By Theodore Durepos at April 16 2019 00:57:21
You may find that the easiest part is the actual writing of the plan. The real work comes in the data-gathering, which may take you a hundred hours or more, depending on what you already know or have researched. If your new venture is in an area where you've been working, you may already know about your customers, your suppliers, your marketing plan, your organizational structure, your financial and cash flow needs, equipment, inventory, and so on.
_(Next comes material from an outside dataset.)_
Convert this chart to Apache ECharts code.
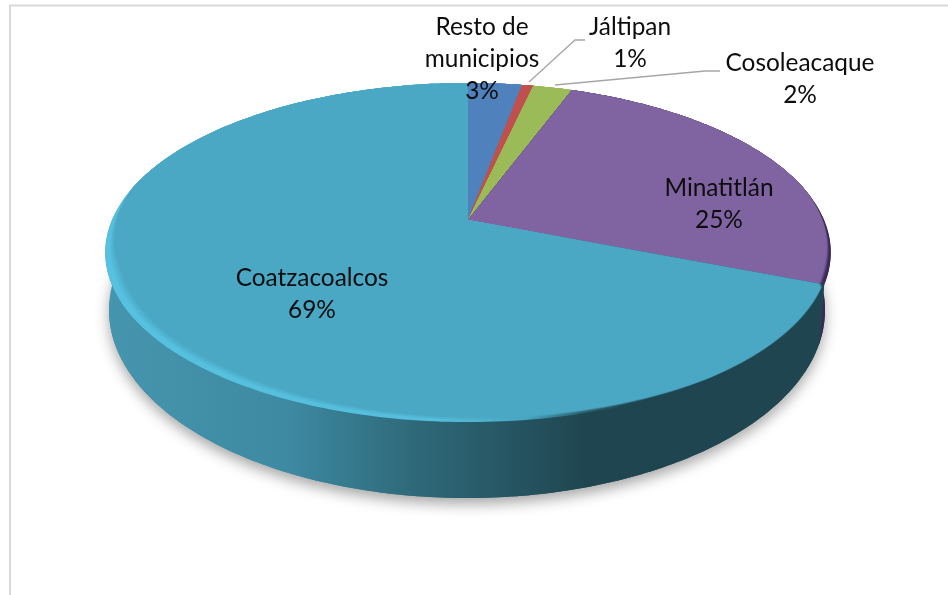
<!DOCTYPE html>
<html><head><meta charset="utf-8">
<style>html,body{margin:0;padding:0;background:#fff}#c{width:948px;height:595px}</style>
<script src="https://cdn.jsdelivr.net/npm/echarts@6/dist/echarts.min.js"></script>
</head><body><div id="c"></div>
<script>
const names = ['Resto de\nmunicipios','Jáltipan','Cosoleacaque','Minatitlán','Coatzacoalcos'];
const values = [2.9,0.6,2.1,25.4,69];
const faceColors = ['#4f81bd','#c0504d','#9bbb59','#8064a2','#4aa8c4'];

const total = values.reduce((a,b)=>a+b,0);
let acc = 0;
const sliceData = values.map((v,i)=>{const s=acc/total*360; acc+=v; return {name:names[i],value:[s,acc/total*360,v]};});

// perspective projection of the pie's top disc
const CX=468, CY=220, A=356, B=163.3, K=0.192;
function proj(deg,r){
  const t=deg*Math.PI/180, X=Math.sin(t)*r, Y=-Math.cos(t)*r, d=1-K*Y;
  return [CX+A*X/d, CY+B*Y/d];
}
function arc(a,b,r){
  const pts=[], n=Math.max(2,Math.ceil(Math.abs(b-a)));
  for(let i=0;i<=n;i++){
    const d=a+(b-a)*i/n;
    pts.push(proj(d,typeof r==='function'?r(d):r));
  }
  return pts;
}
// lower outline of the disc's thickness
function lowerArc(a,b){
  const pts=[], n=Math.max(2,Math.ceil(Math.abs(b-a)));
  for(let i=0;i<=n;i++){
    const t=(a+(b-a)*i/n)*Math.PI/180;
    pts.push([467+358*Math.sin(t),310-188*Math.cos(t)]);
  }
  return pts;
}
function bevel(d){
  const Y=-Math.cos(d*Math.PI/180);
  const t=Math.min(1,Math.max(0,(Y+0.2)/0.5));
  const side=d<112?0.4:d<145?0.15:d<215?0.15+0.85*(d-145)/70:1;
  return 0.03*t*side;
}
const H=(stops)=>({type:'linear',x:105,y:0,x2:832,y2:0,global:true,colorStops:stops.map(s=>({offset:s[0],color:s[1]}))});
const wallStops=[[0,'#4695ae'],[0.25,'#3d8aa2'],[0.42,'#2f6a7a'],[0.6,'#234f5b'],[0.66,'#1f4650'],[1,'#1f4650']];
const rimStops=[[0,'#56c1e0'],[0.45,'#56bedc'],[0.58,'#47a5bf'],[0.66,'#2a5d6b'],[0.72,'#1f4650'],[1,'#1f4650']];
const wallGrad=H(wallStops);
const PURPLE_WALL='#3a2a55';

const labels=[
  {x:482,y:27},{x:630,y:27},{x:800,y:63},{x:719,y:188},{x:312,y:278}
];
const LH=32;

function renderWalls(params,api){
  const i=params.dataIndex;
  const c=[];
  if(i===0){
    c.push({type:'polygon',shape:{points:lowerArc(0,360)},style:{fill:wallGrad,shadowBlur:14,shadowColor:'rgba(0,0,0,0.35)',shadowOffsetY:6}});
  }
  if(i===3){
    const e=api.value(1);
    c.push({type:'polygon',shape:{points:arc(78,e,1).concat(lowerArc(101,72))},style:{fill:PURPLE_WALL}});
  }
  if(i===4){
    const s=api.value(0);
    c.push({type:'polygon',shape:{points:arc(s,285,1).concat(lowerArc(272,100))},style:{fill:wallGrad}});
  }
  return {type:'group',children:c};
}
const STEPS=[0.55,0.7,0.85,1,1.15];
function renderTops(params,api){
  const i=params.dataIndex, s=api.value(0), e=api.value(1);
  const apex=[CX,CY], face=faceColors[i], lerp=echarts.color.lerp;
  const fillAt=(f)=> i===4 ? H(rimStops.map(r=>[r[0],lerp(f,[r[1],face])]))
                   : i===3 ? lerp(f,[PURPLE_WALL,face]) : face;
  const c=[{type:'polygon',shape:{points:[apex].concat(arc(s,e,0.9999))},style:{fill:fillAt(0)}}];
  STEPS.forEach((q,k)=>{
    const f=(k+1)/STEPS.length;
    c.push({type:'polygon',shape:{points:[apex].concat(arc(s,e,d=>1-bevel(d)*q))},style:{fill:fillAt(f)}});
  });
  return {type:'group',children:c};
}
function renderLabels(params,api){
  const i=params.dataIndex;
  const pct=Math.round(api.value(2)/total*100)+'%';
  const L=labels[i];
  const parts=names[i].split('\n').concat([pct]);
  return {type:'group',children:parts.map((t,k)=>({type:'text',x:L.x,y:L.y+k*LH,
    style:{text:t,font:'24.4px Lato, "Open Sans", sans-serif',fill:'#0d0d0d',align:'center',verticalAlign:'middle'},z2:100}))};
}
const chart=echarts.init(document.getElementById('c'),null,{renderer:'canvas'});
chart.setOption({
  animation:false,
  backgroundColor:'#fff',
  graphic:{elements:[
    {type:'polyline',z:0,shape:{points:[[10,595],[10,5.5],[948,5.5]]},style:{stroke:'#d9d9d9',lineWidth:2,fill:null}},
    {type:'polyline',z:10,shape:{points:[[585,40],[575,40],[529,82]]},style:{stroke:'#a6a6a6',lineWidth:1.3,fill:null}},
    {type:'polyline',z:10,shape:{points:[[720,71],[705,71],[555,85]]},style:{stroke:'#a6a6a6',lineWidth:1.3,fill:null}}
  ]},
  series:[
    {type:'custom',coordinateSystem:'none',renderItem:renderWalls,data:sliceData,z:2,silent:true},
    {type:'custom',coordinateSystem:'none',renderItem:renderTops,data:sliceData,z:3,silent:true},
    {type:'custom',coordinateSystem:'none',renderItem:renderLabels,data:sliceData,z:4,silent:true}
  ]
});
</script></body></html>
If you know all of these except for Marketing, say, then this is where you will need to invest some time and effort. You can find a wealth of information by utilizing the traditional data sources such as chambers of commerce, major cities' websites, trade associations, the US Census Bureau, trade journals, magazine and online articles and advertising, etc. Performing keyword searches on Google, or Ask will bring up websites to check out. Following are some places to start:
Production Operation - If a product must be manufactured, what is the process? Will the work be done on-site or subcontracted? Who are the subcontractor(s)? If on-site, what space, equipment, machinery, production employees are needed? What suppliers are needed? Who are they? How will quality be assured? What is the anticipated production output? What established credit lines do you have? Possible Data Sources: local Chamber of Commerce; yellow pages; trade associations.
Press for Success : Far be it from me to dampen your enthusiasm, but you should give yourself every opportunity for success. That's what the planning part of the process of creating your business plan will do. By the time you have pressed your way through it, you will not merely have some neatly arranged document to keep on file, you will have a working tool that addresses the essential factors that influence your future.